> DATA PROVIDED:
## Start
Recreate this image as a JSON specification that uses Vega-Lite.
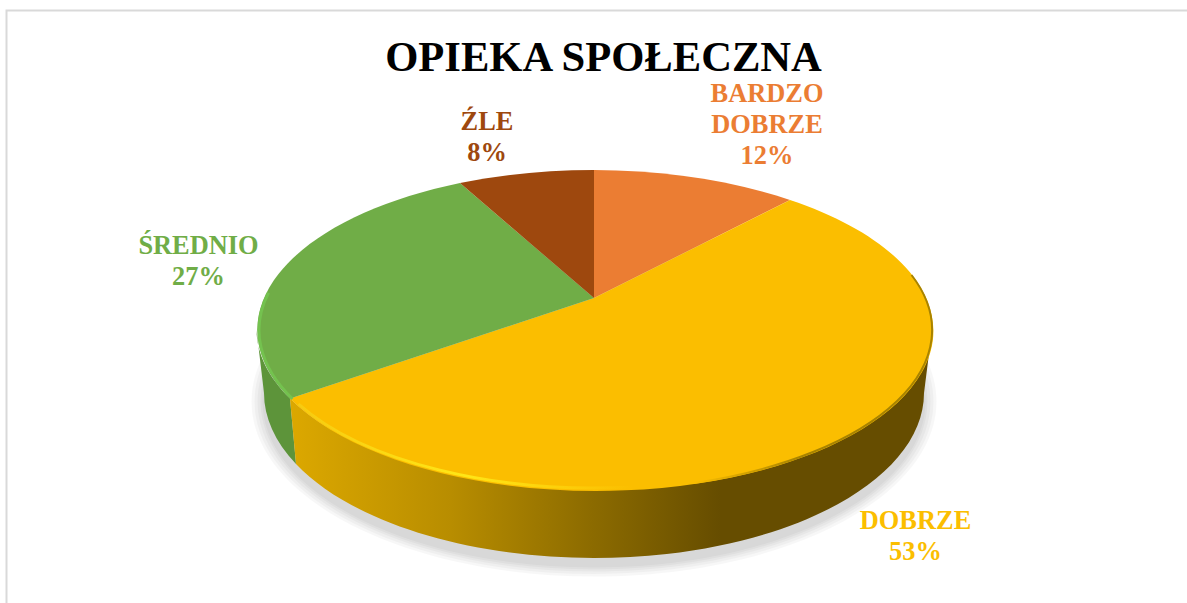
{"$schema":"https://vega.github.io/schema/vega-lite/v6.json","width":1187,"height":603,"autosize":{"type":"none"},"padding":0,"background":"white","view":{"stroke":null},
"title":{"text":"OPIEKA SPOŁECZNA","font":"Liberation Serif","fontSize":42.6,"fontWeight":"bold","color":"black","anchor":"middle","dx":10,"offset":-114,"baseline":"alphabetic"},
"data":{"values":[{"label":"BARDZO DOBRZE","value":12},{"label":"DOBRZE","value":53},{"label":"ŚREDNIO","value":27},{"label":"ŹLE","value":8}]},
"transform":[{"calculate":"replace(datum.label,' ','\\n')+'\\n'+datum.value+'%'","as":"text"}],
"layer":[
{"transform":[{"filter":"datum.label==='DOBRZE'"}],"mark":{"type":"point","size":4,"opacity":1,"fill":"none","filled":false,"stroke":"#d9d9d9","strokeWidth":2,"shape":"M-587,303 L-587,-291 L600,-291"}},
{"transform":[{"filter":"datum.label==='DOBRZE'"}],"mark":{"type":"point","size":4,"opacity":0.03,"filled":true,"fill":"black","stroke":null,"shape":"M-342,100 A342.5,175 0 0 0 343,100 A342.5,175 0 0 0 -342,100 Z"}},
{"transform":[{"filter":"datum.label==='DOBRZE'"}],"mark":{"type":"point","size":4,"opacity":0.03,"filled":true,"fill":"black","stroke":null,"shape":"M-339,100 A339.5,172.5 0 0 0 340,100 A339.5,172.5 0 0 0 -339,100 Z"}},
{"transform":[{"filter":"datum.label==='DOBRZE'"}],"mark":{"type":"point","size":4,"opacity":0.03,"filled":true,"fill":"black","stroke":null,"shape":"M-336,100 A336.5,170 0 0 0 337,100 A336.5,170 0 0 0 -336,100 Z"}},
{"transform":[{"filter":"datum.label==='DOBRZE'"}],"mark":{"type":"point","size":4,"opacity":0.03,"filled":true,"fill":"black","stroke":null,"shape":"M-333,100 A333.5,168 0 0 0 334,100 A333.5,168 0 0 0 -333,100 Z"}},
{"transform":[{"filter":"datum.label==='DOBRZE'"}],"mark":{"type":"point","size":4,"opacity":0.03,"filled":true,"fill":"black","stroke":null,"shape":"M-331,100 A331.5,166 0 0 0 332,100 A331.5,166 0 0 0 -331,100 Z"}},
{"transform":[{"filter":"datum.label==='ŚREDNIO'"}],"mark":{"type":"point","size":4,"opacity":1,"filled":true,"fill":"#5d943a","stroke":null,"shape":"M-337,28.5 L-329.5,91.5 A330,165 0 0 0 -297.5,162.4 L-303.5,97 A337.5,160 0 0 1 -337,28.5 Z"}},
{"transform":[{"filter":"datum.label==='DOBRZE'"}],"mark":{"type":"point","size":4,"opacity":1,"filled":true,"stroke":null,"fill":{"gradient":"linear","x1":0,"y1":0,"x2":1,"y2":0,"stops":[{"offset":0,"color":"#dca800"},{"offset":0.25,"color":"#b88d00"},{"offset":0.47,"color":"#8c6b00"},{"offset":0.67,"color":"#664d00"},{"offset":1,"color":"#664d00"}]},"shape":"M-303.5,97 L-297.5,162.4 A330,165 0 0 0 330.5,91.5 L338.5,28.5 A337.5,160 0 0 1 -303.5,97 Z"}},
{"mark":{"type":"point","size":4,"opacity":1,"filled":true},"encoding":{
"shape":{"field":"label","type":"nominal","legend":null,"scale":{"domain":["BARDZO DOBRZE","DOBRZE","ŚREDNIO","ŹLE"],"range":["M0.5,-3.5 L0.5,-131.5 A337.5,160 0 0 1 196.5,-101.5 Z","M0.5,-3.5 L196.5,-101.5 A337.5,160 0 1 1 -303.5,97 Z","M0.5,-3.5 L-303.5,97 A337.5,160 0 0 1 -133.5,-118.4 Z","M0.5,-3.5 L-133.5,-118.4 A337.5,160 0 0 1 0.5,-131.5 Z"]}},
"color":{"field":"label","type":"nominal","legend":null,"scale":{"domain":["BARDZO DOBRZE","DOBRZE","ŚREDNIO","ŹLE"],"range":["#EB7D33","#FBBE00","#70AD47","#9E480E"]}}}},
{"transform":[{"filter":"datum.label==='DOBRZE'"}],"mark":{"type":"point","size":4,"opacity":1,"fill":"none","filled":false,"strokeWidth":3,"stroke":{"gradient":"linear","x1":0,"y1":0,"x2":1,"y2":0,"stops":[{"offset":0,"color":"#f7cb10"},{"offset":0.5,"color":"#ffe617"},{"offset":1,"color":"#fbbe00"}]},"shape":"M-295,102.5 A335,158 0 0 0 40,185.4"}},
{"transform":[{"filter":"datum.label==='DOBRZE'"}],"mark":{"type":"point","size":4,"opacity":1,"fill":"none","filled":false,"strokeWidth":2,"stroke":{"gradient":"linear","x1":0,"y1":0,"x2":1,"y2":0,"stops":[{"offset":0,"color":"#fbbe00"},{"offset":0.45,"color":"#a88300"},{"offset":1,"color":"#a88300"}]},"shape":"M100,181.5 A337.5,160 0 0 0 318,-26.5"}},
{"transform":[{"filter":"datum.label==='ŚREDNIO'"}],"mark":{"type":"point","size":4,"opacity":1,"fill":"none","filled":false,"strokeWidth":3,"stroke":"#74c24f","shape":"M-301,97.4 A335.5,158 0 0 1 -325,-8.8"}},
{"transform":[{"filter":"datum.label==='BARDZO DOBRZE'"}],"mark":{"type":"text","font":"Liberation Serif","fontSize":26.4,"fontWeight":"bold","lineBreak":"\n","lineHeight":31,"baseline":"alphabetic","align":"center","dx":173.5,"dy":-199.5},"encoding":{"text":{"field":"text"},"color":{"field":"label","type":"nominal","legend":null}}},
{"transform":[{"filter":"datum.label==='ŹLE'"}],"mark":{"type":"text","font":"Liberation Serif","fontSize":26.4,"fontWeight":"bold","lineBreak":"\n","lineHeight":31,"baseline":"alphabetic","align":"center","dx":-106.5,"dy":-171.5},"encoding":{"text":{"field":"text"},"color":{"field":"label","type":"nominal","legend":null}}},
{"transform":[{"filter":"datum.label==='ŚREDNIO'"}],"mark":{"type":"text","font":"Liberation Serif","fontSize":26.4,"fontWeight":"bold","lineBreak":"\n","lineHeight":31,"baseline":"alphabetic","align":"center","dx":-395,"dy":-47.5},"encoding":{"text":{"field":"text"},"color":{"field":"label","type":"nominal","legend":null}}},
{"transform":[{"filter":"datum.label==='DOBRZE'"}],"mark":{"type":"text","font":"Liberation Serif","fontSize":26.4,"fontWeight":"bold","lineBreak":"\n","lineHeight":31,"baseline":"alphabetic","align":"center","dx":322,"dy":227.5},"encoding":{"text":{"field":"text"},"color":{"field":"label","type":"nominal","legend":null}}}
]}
## End
> TASK OBJECTIVE: Please set down each line of the data above exactly as written, without the pictures.

> THE RESULT:
Recreate this image as a JSON specification that uses Vega-Lite.
{"$schema":"https://vega.github.io/schema/vega-lite/v6.json","width":1187,"height":603,"autosize":{"type":"none"},"padding":0,"background":"white","view":{"stroke":null},
"title":{"text":"OPIEKA SPOŁECZNA","font":"Liberation Serif","fontSize":42.6,"fontWeight":"bold","color":"black","anchor":"middle","dx":10,"offset":-114,"baseline":"alphabetic"},
"data":{"values":[{"label":"BARDZO DOBRZE","value":12},{"label":"DOBRZE","value":53},{"label":"ŚREDNIO","value":27},{"label":"ŹLE","value":8}]},
"transform":[{"calculate":"replace(datum.label,' ','\\n')+'\\n'+datum.value+'%'","as":"text"}],
"layer":[
{"transform":[{"filter":"datum.label==='DOBRZE'"}],"mark":{"type":"point","size":4,"opacity":1,"fill":"none","filled":false,"stroke":"#d9d9d9","strokeWidth":2,"shape":"M-587,303 L-587,-291 L600,-291"}},
{"transform":[{"filter":"datum.label==='DOBRZE'"}],"mark":{"type":"point","size":4,"opacity":0.03,"filled":true,"fill":"black","stroke":null,"shape":"M-342,100 A342.5,175 0 0 0 343,100 A342.5,175 0 0 0 -342,100 Z"}},
{"transform":[{"filter":"datum.label==='DOBRZE'"}],"mark":{"type":"point","size":4,"opacity":0.03,"filled":true,"fill":"black","stroke":null,"shape":"M-339,100 A339.5,172.5 0 0 0 340,100 A339.5,172.5 0 0 0 -339,100 Z"}},
{"transform":[{"filter":"datum.label==='DOBRZE'"}],"mark":{"type":"point","size":4,"opacity":0.03,"filled":true,"fill":"black","stroke":null,"shape":"M-336,100 A336.5,170 0 0 0 337,100 A336.5,170 0 0 0 -336,100 Z"}},
{"transform":[{"filter":"datum.label==='DOBRZE'"}],"mark":{"type":"point","size":4,"opacity":0.03,"filled":true,"fill":"black","stroke":null,"shape":"M-333,100 A333.5,168 0 0 0 334,100 A333.5,168 0 0 0 -333,100 Z"}},
{"transform":[{"filter":"datum.label==='DOBRZE'"}],"mark":{"type":"point","size":4,"opacity":0.03,"filled":true,"fill":"black","stroke":null,"shape":"M-331,100 A331.5,166 0 0 0 332,100 A331.5,166 0 0 0 -331,100 Z"}},
{"transform":[{"filter":"datum.label==='ŚREDNIO'"}],"mark":{"type":"point","size":4,"opacity":1,"filled":true,"fill":"#5d943a","stroke":null,"shape":"M-337,28.5 L-329.5,91.5 A330,165 0 0 0 -297.5,162.4 L-303.5,97 A337.5,160 0 0 1 -337,28.5 Z"}},
{"transform":[{"filter":"datum.label==='DOBRZE'"}],"mark":{"type":"point","size":4,"opacity":1,"filled":true,"stroke":null,"fill":{"gradient":"linear","x1":0,"y1":0,"x2":1,"y2":0,"stops":[{"offset":0,"color":"#dca800"},{"offset":0.25,"color":"#b88d00"},{"offset":0.47,"color":"#8c6b00"},{"offset":0.67,"color":"#664d00"},{"offset":1,"color":"#664d00"}]},"shape":"M-303.5,97 L-297.5,162.4 A330,165 0 0 0 330.5,91.5 L338.5,28.5 A337.5,160 0 0 1 -303.5,97 Z"}},
{"mark":{"type":"point","size":4,"opacity":1,"filled":true},"encoding":{
"shape":{"field":"label","type":"nominal","legend":null,"scale":{"domain":["BARDZO DOBRZE","DOBRZE","ŚREDNIO","ŹLE"],"range":["M0.5,-3.5 L0.5,-131.5 A337.5,160 0 0 1 196.5,-101.5 Z","M0.5,-3.5 L196.5,-101.5 A337.5,160 0 1 1 -303.5,97 Z","M0.5,-3.5 L-303.5,97 A337.5,160 0 0 1 -133.5,-118.4 Z","M0.5,-3.5 L-133.5,-118.4 A337.5,160 0 0 1 0.5,-131.5 Z"]}},
"color":{"field":"label","type":"nominal","legend":null,"scale":{"domain":["BARDZO DOBRZE","DOBRZE","ŚREDNIO","ŹLE"],"range":["#EB7D33","#FBBE00","#70AD47","#9E480E"]}}}},
{"transform":[{"filter":"datum.label==='DOBRZE'"}],"mark":{"type":"point","size":4,"opacity":1,"fill":"none","filled":false,"strokeWidth":3,"stroke":{"gradient":"linear","x1":0,"y1":0,"x2":1,"y2":0,"stops":[{"offset":0,"color":"#f7cb10"},{"offset":0.5,"color":"#ffe617"},{"offset":1,"color":"#fbbe00"}]},"shape":"M-295,102.5 A335,158 0 0 0 40,185.4"}},
{"transform":[{"filter":"datum.label==='DOBRZE'"}],"mark":{"type":"point","size":4,"opacity":1,"fill":"none","filled":false,"strokeWidth":2,"stroke":{"gradient":"linear","x1":0,"y1":0,"x2":1,"y2":0,"stops":[{"offset":0,"color":"#fbbe00"},{"offset":0.45,"color":"#a88300"},{"offset":1,"color":"#a88300"}]},"shape":"M100,181.5 A337.5,160 0 0 0 318,-26.5"}},
{"transform":[{"filter":"datum.label==='ŚREDNIO'"}],"mark":{"type":"point","size":4,"opacity":1,"fill":"none","filled":false,"strokeWidth":3,"stroke":"#74c24f","shape":"M-301,97.4 A335.5,158 0 0 1 -325,-8.8"}},
{"transform":[{"filter":"datum.label==='BARDZO DOBRZE'"}],"mark":{"type":"text","font":"Liberation Serif","fontSize":26.4,"fontWeight":"bold","lineBreak":"\n","lineHeight":31,"baseline":"alphabetic","align":"center","dx":173.5,"dy":-199.5},"encoding":{"text":{"field":"text"},"color":{"field":"label","type":"nominal","legend":null}}},
{"transform":[{"filter":"datum.label==='ŹLE'"}],"mark":{"type":"text","font":"Liberation Serif","fontSize":26.4,"fontWeight":"bold","lineBreak":"\n","lineHeight":31,"baseline":"alphabetic","align":"center","dx":-106.5,"dy":-171.5},"encoding":{"text":{"field":"text"},"color":{"field":"label","type":"nominal","legend":null}}},
{"transform":[{"filter":"datum.label==='ŚREDNIO'"}],"mark":{"type":"text","font":"Liberation Serif","fontSize":26.4,"fontWeight":"bold","lineBreak":"\n","lineHeight":31,"baseline":"alphabetic","align":"center","dx":-395,"dy":-47.5},"encoding":{"text":{"field":"text"},"color":{"field":"label","type":"nominal","legend":null}}},
{"transform":[{"filter":"datum.label==='DOBRZE'"}],"mark":{"type":"text","font":"Liberation Serif","fontSize":26.4,"fontWeight":"bold","lineBreak":"\n","lineHeight":31,"baseline":"alphabetic","align":"center","dx":322,"dy":227.5},"encoding":{"text":{"field":"text"},"color":{"field":"label","type":"nominal","legend":null}}}
]}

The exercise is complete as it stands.